In commenting on this provision, a University of Toronto professor of law told the standing committee “The ultimate purpose of the provision reflects a very fundamental legal principle and that is that one should not profit from one's own wrong”. That is, the employer should not get the result it seeks as a consequence of violating the code. I agree with the professor and urge members to support this provision.
I would also like to briefly address the motion to delete the provision in Bill C-19 which authorizes the board to determine applications without holding an oral hearing.
As a quasi-judicial tribunal, the board is required in all cases to respect the rules of natural justice. While affected parties have the right to make representations to a tribunal, there is no absolute right to an oral hearing. In fact the board and many other tribunals regularly determine applications without holding an oral hearing.
Board decisions are reviewable by the federal court of appeal. One of the reasons the court can overturn a board decision is if it finds that the board has failed to respect the rules of natural justice.
Under Bill C-19 the board would continue to decide whether or not an oral hearing is necessary based on the circumstances of each case.
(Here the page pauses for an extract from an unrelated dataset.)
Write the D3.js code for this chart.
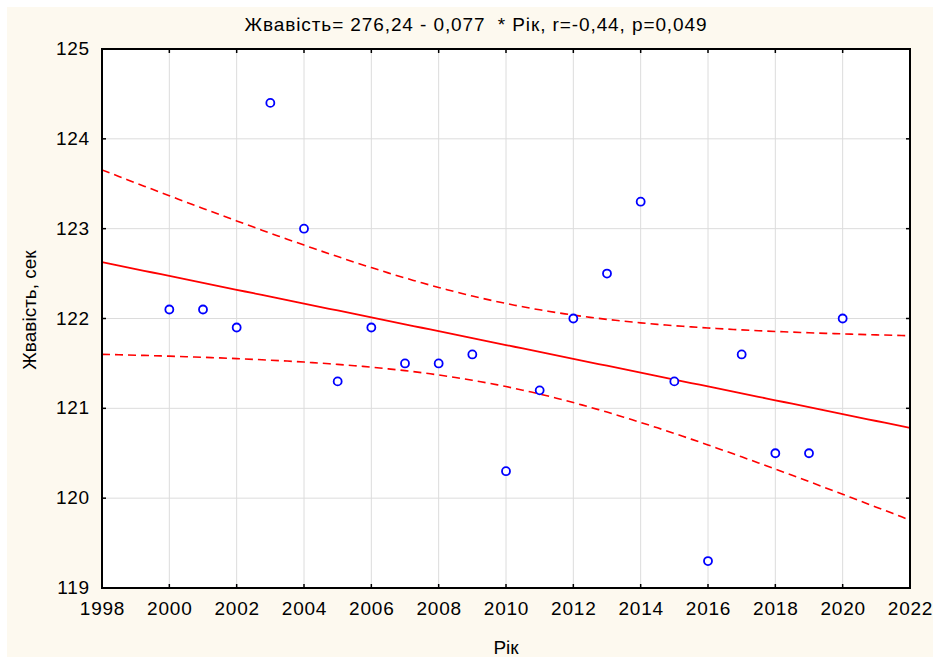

As is currently its policy, the board will hold an oral hearing when one is required in order to establish facts through witness testimony. This provision simply clarifies the board's authority to make determinations based on the written evidence and representations of the parties where the facts of the case are not in dispute.
If the board were required to hold a hearing in every case, administration of the code would become even slower and more costly. This would not serve the interests of the parties or contribute to positive labour management relations. I do not support such an approach. I strongly urge members to oppose this motion.
Finally, with respect to the other motion in this group, which modifies the process for the revocation of an employer representative in the longshoring industry, I fail to see the rationale for the proposed change. The choice of an employer representative belongs to the employees concerned. They should be able to apply to the board to change representatives and the board should authorize such a change if the representative no longer has majority support or is otherwise no longer qualified to act.